» **Given material**
- - - -

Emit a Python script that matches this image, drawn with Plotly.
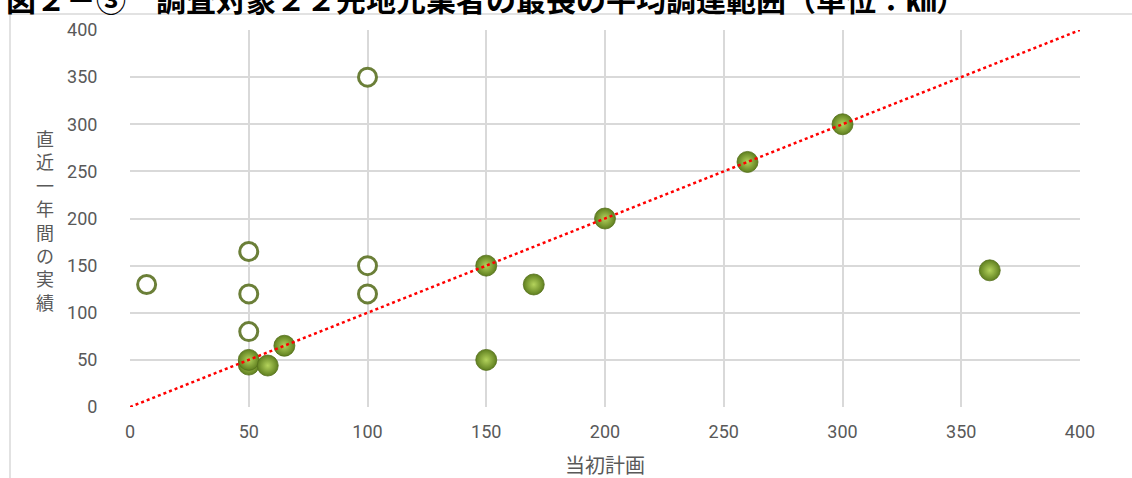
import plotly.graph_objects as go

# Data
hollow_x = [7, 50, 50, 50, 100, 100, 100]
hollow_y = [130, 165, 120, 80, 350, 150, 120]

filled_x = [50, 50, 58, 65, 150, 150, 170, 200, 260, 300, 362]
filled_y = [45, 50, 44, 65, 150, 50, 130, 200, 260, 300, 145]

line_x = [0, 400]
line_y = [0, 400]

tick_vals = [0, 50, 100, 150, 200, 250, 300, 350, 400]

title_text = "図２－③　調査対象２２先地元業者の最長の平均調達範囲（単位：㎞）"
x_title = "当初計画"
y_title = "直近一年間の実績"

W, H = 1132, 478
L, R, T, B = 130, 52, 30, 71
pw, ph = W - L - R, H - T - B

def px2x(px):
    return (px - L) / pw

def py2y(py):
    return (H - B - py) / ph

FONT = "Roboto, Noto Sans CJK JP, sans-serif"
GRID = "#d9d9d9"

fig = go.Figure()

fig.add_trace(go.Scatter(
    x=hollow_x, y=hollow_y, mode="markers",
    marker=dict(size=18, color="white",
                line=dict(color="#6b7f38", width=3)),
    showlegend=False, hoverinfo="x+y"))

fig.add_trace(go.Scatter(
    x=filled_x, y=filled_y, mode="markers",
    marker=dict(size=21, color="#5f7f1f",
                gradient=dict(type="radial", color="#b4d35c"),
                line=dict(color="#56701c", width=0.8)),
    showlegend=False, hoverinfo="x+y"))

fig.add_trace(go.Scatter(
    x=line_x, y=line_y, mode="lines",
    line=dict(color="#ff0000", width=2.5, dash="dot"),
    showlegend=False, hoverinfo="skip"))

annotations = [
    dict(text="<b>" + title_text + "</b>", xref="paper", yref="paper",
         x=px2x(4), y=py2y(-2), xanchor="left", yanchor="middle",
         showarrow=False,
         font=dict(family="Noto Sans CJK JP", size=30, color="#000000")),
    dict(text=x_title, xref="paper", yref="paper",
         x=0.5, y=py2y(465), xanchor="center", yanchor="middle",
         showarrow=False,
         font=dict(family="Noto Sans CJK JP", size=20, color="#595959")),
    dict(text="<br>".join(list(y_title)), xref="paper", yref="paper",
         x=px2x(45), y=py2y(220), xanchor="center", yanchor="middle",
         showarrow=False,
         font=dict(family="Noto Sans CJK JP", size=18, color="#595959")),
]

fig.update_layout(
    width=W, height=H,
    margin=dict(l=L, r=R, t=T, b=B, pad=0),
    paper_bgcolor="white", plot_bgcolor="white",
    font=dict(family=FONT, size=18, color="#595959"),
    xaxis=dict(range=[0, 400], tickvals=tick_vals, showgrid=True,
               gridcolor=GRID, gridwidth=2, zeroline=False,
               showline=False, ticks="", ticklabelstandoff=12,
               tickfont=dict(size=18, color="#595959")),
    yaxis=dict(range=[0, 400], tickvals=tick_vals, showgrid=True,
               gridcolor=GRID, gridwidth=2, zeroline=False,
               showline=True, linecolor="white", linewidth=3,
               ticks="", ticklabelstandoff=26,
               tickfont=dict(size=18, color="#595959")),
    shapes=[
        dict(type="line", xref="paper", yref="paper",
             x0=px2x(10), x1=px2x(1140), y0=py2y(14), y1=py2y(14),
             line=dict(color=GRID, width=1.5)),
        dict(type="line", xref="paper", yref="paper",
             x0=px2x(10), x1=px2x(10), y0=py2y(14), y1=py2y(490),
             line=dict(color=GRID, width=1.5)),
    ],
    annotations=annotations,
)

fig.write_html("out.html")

- - - -

» **Instructions for the task**
Write out again exactly the lines from the start of the data above through the line containing "tick_vals = [0, 50, 100, 150, 200, 250, 300, 350, 400]", inclusive, excluding any pictures.

» **Written solution**
Emit a Python script that matches this image, drawn with Plotly.
import plotly.graph_objects as go

# Data
hollow_x = [7, 50, 50, 50, 100, 100, 100]
hollow_y = [130, 165, 120, 80, 350, 150, 120]

filled_x = [50, 50, 58, 65, 150, 150, 170, 200, 260, 300, 362]
filled_y = [45, 50, 44, 65, 150, 50, 130, 200, 260, 300, 145]

line_x = [0, 400]
line_y = [0, 400]

tick_vals = [0, 50, 100, 150, 200, 250, 300, 350, 400]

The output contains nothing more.